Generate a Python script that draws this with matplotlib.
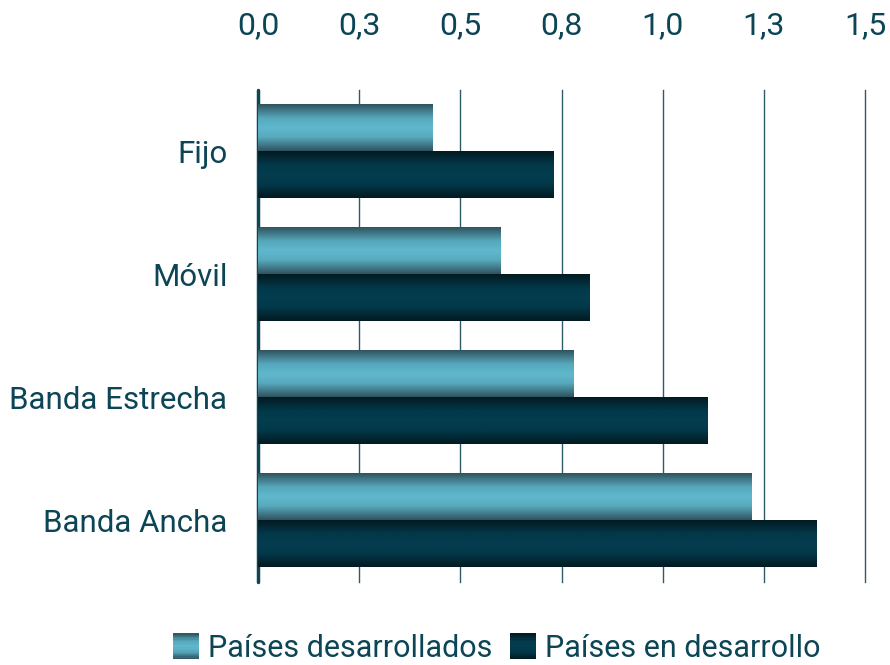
import matplotlib
matplotlib.use("Agg")
import matplotlib.pyplot as plt
import numpy as np
from matplotlib.colors import LinearSegmentedColormap
from matplotlib.legend_handler import HandlerBase
from matplotlib.patches import Rectangle, Patch

categories = ["Fijo", "Móvil", "Banda Estrecha", "Banda Ancha"]
desarrollados = [0.43, 0.60, 0.78, 1.22]
en_desarrollo = [0.73, 0.82, 1.11, 1.38]
series_names = ["Países desarrollados", "Países en desarrollo"]
tick_values = [0.0, 0.25, 0.5, 0.75, 1.0, 1.25, 1.5]
tick_labels = ["0,0", "0,3", "0,5", "0,8", "1,0", "1,3", "1,5"]

FONT = ["Roboto", "DejaVu Sans"]
plt.rcParams['font.family'] = FONT
TXT = "#0b4556"

cmap_light = LinearSegmentedColormap.from_list(
    "light", [(0, "#2f535e"), (0.3, "#56a8bc"), (0.5, "#60b8cc"), (0.7, "#58aabe"), (1, "#2f535e")])
cmap_dark = LinearSegmentedColormap.from_list(
    "dark", [(0, "#021a22"), (0.3, "#03394a"), (0.5, "#033d4f"), (0.7, "#03394a"), (1, "#021a22")])

fig = plt.figure(figsize=(8.9, 6.65), dpi=100)
ax = fig.add_axes([258/890, 1-582/665, (865-258)/890, (582-90)/665])

y = np.arange(len(categories))
h = 0.38
b1 = ax.barh(y - h/2, desarrollados, height=h, color="none", zorder=3)
b2 = ax.barh(y + h/2, en_desarrollo, height=h, color="none", zorder=3)

grad = np.linspace(0, 1, 256).reshape(-1, 1)
for bars, cm in ((b1, cmap_light), (b2, cmap_dark)):
    for p in bars:
        x0, y0, w, hh = p.get_x(), p.get_y(), p.get_width(), p.get_height()
        ax.imshow(grad, cmap=cm, aspect="auto", extent=(x0, x0 + w, y0 + hh, y0),
                  zorder=3, interpolation="bilinear")

ax.set_xlim(0, 1.5)
ax.set_ylim(len(categories) - 0.5, -0.5)
ax.set_yticks(y)
ax.set_yticklabels(categories, fontsize=22.5, color=TXT)
ax.xaxis.tick_top()
ax.set_xticks(tick_values)
ax.set_xticklabels(tick_labels, fontsize=23, color=TXT)
ax.tick_params(axis="x", length=0, pad=36)
ax.tick_params(axis="y", length=0, pad=22)
for s in ("top", "right", "bottom"):
    ax.spines[s].set_visible(False)
ax.spines["left"].set_color("#0d4656")
ax.spines["left"].set_linewidth(2.5)
ax.spines["left"].set_capstyle("round")
for v in tick_values[1:]:
    ax.axvline(v, color="#2e5b68", lw=1.0, zorder=1, clip_on=False)


class GradHandler(HandlerBase):
    def __init__(self, cm):
        super().__init__()
        self.cm = cm

    def create_artists(self, legend, orig_handle, xdescent, ydescent, width, height, fontsize, trans):
        n = 20
        arts = []
        side = height
        x0 = -xdescent + (width - side) / 2
        for i in range(n):
            c = self.cm(1 - (i + 0.5) / n)
            r = Rectangle((x0, -ydescent + side * i / n), side, side / n + 0.3,
                          facecolor=c, edgecolor="none", transform=trans)
            arts.append(r)
        return arts


hl = Patch()
hd = Patch(facecolor="k")
leg = fig.legend([hl, hd], series_names, loc="center", bbox_to_anchor=(496/890, 1-648/665),
                 ncol=2, frameon=False, fontsize=22, labelcolor=TXT,
                 handler_map={hl: GradHandler(cmap_light), hd: GradHandler(cmap_dark)},
                 handlelength=0.92, handleheight=0.92, handletextpad=0.25, columnspacing=0.55)

fig.savefig("out.png", dpi=100)
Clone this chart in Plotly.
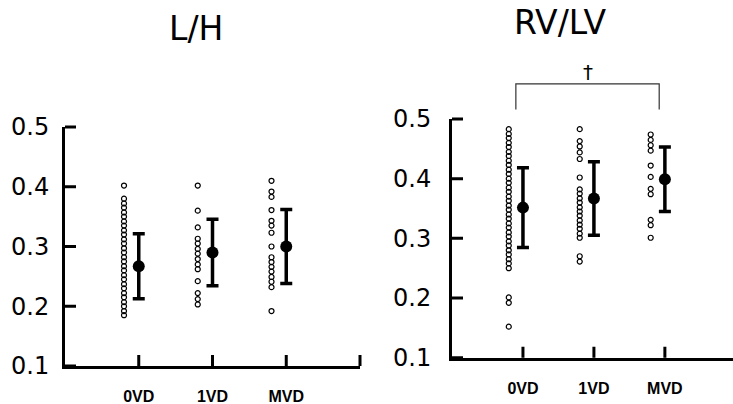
import plotly.graph_objects as go

categories = ["0VD", "1VD", "MVD"]
cat_pos = [1, 2, 3]
y_ticks = [0.1, 0.2, 0.3, 0.4, 0.5]
y_ticktext = ["0.1", "0.2", "0.3", "0.4", "0.5"]

# L/H individual values
lh_0vd = [0.402, 0.380, 0.372, 0.365, 0.357, 0.350, 0.342, 0.335, 0.327, 0.320,
          0.312, 0.305, 0.297, 0.290, 0.282, 0.275, 0.267, 0.260, 0.252, 0.245,
          0.237, 0.230, 0.222, 0.215, 0.207, 0.200, 0.192, 0.185]
lh_1vd = [0.402, 0.360, 0.332, 0.313, 0.305, 0.296, 0.288, 0.279, 0.270, 0.262,
          0.242, 0.222, 0.212, 0.203]
lh_mvd = [0.410, 0.392, 0.383, 0.361, 0.343, 0.335, 0.323, 0.300, 0.282, 0.274,
          0.266, 0.258, 0.249, 0.241, 0.232, 0.192]
lh_mean = [0.267, 0.290, 0.300]
lh_sd = [0.0545, 0.0555, 0.062]

# RV/LV individual values
rv_0vd = [0.483, 0.475, 0.468, 0.460, 0.453, 0.445, 0.438, 0.430, 0.423, 0.415,
          0.408, 0.400, 0.393, 0.385, 0.378, 0.370, 0.363, 0.355, 0.348, 0.340,
          0.333, 0.325, 0.318, 0.310, 0.303, 0.295, 0.288, 0.280, 0.273, 0.265,
          0.258, 0.250, 0.201, 0.192, 0.152]
rv_1vd = [0.483, 0.463, 0.454, 0.444, 0.433, 0.402, 0.382, 0.375, 0.367, 0.360,
          0.352, 0.345, 0.338, 0.330, 0.323, 0.316, 0.308, 0.301, 0.270, 0.261]
rv_mvd = [0.474, 0.465, 0.456, 0.447, 0.422, 0.403, 0.383, 0.374, 0.331, 0.322,
          0.301]
rv_mean = [0.3515, 0.3667, 0.399]
rv_sd = [0.067, 0.0615, 0.054]

titles = ["L/H", "RV/LV"]
sig_label = "\u2020"
sig_pair = [0.9, 2.92]          # bracket ends (category units)
sig_levels = [0.516, 0.559]     # bracket leg bottom / top (y units)
sig_label_y = 0.603

W, H = 733, 404
dot_offset = 0.2
TICK_PX = 11

x1_range = [0, 4]
x2_range = [0, 3.96]
y_range = [0.1, 0.5]

# panel geometry in pixels: (left, right, bottom, top)
p1 = (65, 360, 366, 127)
p2 = (452, W, 357.7, 119)

fig = go.Figure()


def add_panel(groups, means, sds, xa, ya):
    for pos, vals in zip(cat_pos, groups):
        fig.add_trace(go.Scatter(
            x=[pos - dot_offset] * len(vals), y=vals, mode="markers",
            marker=dict(symbol="circle-open", size=5, color="black",
                        line=dict(width=1.2, color="black")),
            xaxis=xa, yaxis=ya, showlegend=False, hoverinfo="y"))
    fig.add_trace(go.Scatter(
        x=cat_pos, y=means, mode="markers",
        marker=dict(symbol="circle", size=12, color="black"),
        error_y=dict(type="data", array=sds, visible=True, color="black",
                     thickness=3.5, width=6),
        xaxis=xa, yaxis=ya, showlegend=False))


def frac(v, r):
    return (v - r[0]) / (r[1] - r[0])


def add_ticks(xticks, xr, geom, xa, ya):
    left, right, bottom, top = geom
    tx = TICK_PX / (right - left)     # tick length as x-domain fraction
    ty = TICK_PX / (bottom - top)     # tick length as y-domain fraction
    xd, yd = xa + " domain", ya + " domain"
    segs = []
    for v in xticks:
        f = frac(v, xr)
        segs.append(f"M {f} 0 L {f} {ty}")
    for v in y_ticks:
        f = frac(v, y_range)
        segs.append(f"M 0 {f} L {tx} {f}")
    fig.add_shape(type="path", path=" ".join(segs), xref=xd, yref=yd,
                  layer="above", line=dict(color="black", width=3))


add_panel([lh_0vd, lh_1vd, lh_mvd], lh_mean, lh_sd, "x", "y")
add_panel([rv_0vd, rv_1vd, rv_mvd], rv_mean, rv_sd, "x2", "y2")
add_ticks([1, 2, 3, 4], x1_range, p1, "x", "y")
add_ticks([1, 2, 3], x2_range, p2, "x2", "y2")

axis_common = dict(showline=True, linewidth=3, linecolor="black",
                   ticks="", showgrid=False, zeroline=False, automargin=False)

xfont = dict(family="Liberation Sans", size=16, color="black", weight="bold")
yfont = dict(family="DejaVu Sans", size=24, color="black")

fig.update_layout(
    template="none",
    width=W, height=H,
    margin=dict(l=0, r=0, t=0, b=0, pad=0),
    paper_bgcolor="white", plot_bgcolor="white",
    xaxis=dict(domain=[p1[0] / W, p1[1] / W], range=x1_range,
               tickvals=cat_pos, ticktext=categories, anchor="y",
               ticklabelstandoff=14, tickfont=xfont, **axis_common),
    yaxis=dict(domain=[(H - p1[2]) / H, (H - p1[3]) / H], range=y_range,
               tickvals=y_ticks, ticktext=y_ticktext, anchor="x",
               ticklabelstandoff=8, tickfont=yfont, **axis_common),
    xaxis2=dict(domain=[p2[0] / W, 1.0], range=x2_range,
                tickvals=cat_pos, ticktext=categories, anchor="y2",
                ticklabelstandoff=14, tickfont=xfont, **axis_common),
    yaxis2=dict(domain=[(H - p2[2]) / H, (H - p2[3]) / H], range=y_range,
                tickvals=y_ticks, ticktext=y_ticktext, anchor="x2",
                ticklabelstandoff=13, tickfont=yfont, **axis_common),
)

# Titles
fig.add_annotation(text=titles[0], x=196 / W, y=1 - 28 / H, xref="paper",
                   yref="paper", showarrow=False, xanchor="center",
                   yanchor="middle",
                   font=dict(family="DejaVu Sans", size=33, color="black"))
fig.add_annotation(text=titles[1], x=560 / W, y=1 - 22 / H, xref="paper",
                   yref="paper", showarrow=False, xanchor="center",
                   yanchor="middle",
                   font=dict(family="DejaVu Sans", size=33, color="black"))

xa0, xa1 = frac(sig_pair[0], x2_range), frac(sig_pair[1], x2_range)
yb, yt = frac(sig_levels[0], y_range), frac(sig_levels[1], y_range)
fig.add_shape(type="path",
              path=f"M {xa0} {yb} L {xa0} {yt} L {xa1} {yt} L {xa1} {yb}",
              xref="x2 domain", yref="y2 domain",
              line=dict(color="#333333", width=1.2))
fig.add_annotation(text=sig_label,
                   x=frac((sig_pair[0] + sig_pair[1]) / 2, x2_range),
                   y=frac(sig_label_y, y_range),
                   xref="x2 domain", yref="y2 domain", showarrow=False,
                   font=dict(family="DejaVu Sans", size=20, color="black"))

fig.write_html(
    "out.html",
    config={"displayModeBar": False},
    post_script="document.body.style.margin='0';"
                "document.body.style.overflow='hidden';",
)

◆ Problem: Identify each line in the records above that contains the word "this", and copy it out in full.

◆ Response to the task:
Generate a Python script that draws this with matplotlib.
Clone this chart in Plotly.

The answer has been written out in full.